__WRITTEN PROBLEM__. In the following material, identify every line holding the string "Reproduce" and return it.

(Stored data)
** Start **

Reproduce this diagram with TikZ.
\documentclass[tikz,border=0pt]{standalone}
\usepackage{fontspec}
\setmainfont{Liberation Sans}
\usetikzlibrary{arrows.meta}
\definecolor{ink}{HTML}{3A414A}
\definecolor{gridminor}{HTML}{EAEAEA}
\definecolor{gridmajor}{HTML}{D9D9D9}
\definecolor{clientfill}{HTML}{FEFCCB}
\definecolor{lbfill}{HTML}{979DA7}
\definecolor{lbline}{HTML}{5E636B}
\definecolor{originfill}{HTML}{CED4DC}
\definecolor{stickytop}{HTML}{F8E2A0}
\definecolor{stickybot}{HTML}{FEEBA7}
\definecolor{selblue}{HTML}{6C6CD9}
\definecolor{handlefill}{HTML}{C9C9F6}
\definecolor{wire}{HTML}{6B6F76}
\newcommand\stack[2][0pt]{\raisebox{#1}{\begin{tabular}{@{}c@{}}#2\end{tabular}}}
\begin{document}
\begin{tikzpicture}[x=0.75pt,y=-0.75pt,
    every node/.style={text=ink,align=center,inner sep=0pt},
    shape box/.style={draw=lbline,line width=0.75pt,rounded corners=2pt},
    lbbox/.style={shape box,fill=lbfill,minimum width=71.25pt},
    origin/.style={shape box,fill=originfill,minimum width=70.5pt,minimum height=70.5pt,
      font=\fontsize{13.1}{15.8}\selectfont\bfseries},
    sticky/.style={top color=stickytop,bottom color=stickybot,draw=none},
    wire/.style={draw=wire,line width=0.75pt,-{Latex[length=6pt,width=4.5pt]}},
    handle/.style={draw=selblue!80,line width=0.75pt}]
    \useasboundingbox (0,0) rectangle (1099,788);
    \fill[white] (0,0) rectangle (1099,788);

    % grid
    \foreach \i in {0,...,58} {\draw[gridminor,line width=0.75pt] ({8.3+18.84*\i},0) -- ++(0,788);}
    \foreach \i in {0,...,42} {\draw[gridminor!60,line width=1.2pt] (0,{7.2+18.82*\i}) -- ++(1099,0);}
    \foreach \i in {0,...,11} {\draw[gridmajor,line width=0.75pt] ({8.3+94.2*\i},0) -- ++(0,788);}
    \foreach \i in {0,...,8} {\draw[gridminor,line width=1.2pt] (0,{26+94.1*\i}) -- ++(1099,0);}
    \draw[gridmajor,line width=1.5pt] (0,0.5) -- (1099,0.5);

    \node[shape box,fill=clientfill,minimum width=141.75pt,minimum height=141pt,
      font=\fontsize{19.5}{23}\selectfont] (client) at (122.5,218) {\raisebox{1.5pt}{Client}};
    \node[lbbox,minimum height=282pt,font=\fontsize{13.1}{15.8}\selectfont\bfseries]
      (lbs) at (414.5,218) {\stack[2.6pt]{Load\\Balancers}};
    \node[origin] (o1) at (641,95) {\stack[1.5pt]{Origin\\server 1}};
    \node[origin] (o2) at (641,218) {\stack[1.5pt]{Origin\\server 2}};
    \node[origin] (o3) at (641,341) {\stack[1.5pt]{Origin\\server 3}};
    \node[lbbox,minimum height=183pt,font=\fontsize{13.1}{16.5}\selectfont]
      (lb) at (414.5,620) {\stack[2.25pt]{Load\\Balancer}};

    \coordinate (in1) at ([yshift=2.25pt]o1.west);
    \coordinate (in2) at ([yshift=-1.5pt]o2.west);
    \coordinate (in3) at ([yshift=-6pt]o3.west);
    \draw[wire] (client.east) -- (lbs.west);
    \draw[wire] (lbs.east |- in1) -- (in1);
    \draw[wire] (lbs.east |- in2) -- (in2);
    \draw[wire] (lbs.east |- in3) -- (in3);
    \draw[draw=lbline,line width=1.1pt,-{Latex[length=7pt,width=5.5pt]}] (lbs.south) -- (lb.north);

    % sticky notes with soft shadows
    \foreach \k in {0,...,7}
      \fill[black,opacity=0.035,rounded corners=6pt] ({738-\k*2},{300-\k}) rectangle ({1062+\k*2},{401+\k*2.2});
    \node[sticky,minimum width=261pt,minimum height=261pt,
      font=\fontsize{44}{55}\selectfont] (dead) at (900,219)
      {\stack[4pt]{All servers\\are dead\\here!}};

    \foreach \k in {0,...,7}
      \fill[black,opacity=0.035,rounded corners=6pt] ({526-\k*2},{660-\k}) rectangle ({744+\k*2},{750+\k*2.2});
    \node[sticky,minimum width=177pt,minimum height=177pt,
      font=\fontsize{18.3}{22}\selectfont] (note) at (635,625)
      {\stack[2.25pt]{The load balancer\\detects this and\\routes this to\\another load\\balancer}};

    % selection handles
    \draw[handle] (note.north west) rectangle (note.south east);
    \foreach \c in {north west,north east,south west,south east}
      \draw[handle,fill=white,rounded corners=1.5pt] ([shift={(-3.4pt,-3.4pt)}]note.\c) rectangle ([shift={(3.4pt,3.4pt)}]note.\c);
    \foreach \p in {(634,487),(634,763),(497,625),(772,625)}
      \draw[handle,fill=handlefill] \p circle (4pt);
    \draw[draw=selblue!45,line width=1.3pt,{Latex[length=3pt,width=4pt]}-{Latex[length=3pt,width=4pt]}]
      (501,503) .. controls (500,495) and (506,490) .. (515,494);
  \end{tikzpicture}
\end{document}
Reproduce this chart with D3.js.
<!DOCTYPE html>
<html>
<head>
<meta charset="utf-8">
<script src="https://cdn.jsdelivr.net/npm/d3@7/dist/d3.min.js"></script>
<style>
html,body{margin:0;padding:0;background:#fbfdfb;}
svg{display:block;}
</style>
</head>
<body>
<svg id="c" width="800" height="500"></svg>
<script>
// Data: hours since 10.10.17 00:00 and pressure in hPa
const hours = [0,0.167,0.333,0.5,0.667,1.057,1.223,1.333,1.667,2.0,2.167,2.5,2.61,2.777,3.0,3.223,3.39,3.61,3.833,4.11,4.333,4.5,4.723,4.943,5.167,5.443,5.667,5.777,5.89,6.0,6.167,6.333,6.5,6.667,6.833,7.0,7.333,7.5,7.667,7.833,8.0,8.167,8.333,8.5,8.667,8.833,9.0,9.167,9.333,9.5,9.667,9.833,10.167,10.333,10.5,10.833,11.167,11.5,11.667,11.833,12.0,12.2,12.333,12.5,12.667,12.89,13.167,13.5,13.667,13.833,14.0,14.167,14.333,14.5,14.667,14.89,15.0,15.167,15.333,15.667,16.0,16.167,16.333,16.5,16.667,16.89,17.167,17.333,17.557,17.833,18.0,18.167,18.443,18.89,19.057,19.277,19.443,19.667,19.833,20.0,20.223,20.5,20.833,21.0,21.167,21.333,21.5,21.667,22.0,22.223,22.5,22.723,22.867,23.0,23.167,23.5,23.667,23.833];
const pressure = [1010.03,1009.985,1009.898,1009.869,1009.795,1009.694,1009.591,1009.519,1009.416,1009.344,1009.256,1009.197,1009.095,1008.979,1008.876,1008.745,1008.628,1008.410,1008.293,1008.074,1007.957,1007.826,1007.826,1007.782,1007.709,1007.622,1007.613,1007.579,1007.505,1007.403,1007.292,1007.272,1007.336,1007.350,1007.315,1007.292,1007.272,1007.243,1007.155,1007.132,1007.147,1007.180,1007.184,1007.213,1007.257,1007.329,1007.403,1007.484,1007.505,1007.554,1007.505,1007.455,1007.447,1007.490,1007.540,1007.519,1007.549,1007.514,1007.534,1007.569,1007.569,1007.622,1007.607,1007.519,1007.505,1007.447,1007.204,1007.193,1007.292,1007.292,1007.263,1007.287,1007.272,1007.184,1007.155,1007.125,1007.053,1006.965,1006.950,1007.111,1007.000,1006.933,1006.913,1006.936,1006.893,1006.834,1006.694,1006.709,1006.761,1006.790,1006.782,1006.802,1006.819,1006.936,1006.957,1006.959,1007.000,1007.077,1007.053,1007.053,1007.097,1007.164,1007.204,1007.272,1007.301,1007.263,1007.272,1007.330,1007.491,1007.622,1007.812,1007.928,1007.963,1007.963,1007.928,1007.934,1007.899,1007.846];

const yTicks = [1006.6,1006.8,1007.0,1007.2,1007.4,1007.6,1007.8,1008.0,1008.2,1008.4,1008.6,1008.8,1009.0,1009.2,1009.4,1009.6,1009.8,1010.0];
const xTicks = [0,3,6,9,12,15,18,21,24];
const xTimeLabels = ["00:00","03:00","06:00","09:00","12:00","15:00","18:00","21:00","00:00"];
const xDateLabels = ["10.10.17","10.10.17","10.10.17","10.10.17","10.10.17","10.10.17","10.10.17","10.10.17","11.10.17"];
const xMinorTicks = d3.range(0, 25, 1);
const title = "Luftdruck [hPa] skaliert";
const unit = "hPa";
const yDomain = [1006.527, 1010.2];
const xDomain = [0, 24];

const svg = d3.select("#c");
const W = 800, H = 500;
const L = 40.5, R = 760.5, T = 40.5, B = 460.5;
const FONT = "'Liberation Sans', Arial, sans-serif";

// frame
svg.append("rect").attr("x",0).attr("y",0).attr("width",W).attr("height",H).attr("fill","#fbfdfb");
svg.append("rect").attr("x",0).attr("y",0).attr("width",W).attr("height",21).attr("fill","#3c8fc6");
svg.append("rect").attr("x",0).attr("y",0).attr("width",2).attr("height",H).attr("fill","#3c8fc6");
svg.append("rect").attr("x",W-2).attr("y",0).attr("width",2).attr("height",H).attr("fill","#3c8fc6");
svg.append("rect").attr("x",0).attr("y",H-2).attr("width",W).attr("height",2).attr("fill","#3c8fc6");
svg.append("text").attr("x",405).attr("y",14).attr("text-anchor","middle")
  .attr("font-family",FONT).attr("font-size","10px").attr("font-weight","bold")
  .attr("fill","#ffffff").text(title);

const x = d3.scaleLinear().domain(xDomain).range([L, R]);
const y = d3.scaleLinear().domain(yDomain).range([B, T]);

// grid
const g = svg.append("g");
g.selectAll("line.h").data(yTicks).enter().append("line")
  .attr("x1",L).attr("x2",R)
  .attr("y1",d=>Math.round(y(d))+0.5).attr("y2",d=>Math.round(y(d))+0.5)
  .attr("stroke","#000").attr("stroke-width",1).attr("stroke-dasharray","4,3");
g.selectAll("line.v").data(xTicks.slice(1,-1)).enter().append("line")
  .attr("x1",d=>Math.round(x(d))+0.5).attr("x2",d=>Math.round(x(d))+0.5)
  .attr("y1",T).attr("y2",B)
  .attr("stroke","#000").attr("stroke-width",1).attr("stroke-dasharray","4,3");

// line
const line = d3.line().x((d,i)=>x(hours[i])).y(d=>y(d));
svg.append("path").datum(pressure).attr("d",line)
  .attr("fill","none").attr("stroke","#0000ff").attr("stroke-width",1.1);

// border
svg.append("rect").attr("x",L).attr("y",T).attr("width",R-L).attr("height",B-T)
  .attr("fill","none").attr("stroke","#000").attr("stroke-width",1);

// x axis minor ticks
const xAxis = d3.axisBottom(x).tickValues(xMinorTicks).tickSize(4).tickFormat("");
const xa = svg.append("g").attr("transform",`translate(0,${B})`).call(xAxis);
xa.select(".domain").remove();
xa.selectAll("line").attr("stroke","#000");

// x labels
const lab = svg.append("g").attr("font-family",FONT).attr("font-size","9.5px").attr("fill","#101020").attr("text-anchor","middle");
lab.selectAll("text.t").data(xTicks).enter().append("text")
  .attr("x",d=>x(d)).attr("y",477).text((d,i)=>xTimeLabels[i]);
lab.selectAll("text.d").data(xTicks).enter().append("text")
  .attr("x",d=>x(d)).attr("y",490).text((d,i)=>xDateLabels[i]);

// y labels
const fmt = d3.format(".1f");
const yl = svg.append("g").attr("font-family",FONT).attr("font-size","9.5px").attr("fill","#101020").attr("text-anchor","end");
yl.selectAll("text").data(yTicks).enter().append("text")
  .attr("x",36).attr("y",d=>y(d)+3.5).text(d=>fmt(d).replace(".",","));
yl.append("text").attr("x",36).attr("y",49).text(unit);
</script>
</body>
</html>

** End **

__OUTPUT OF THE TASK__.
Reproduce this diagram with TikZ.
Reproduce this chart with D3.js.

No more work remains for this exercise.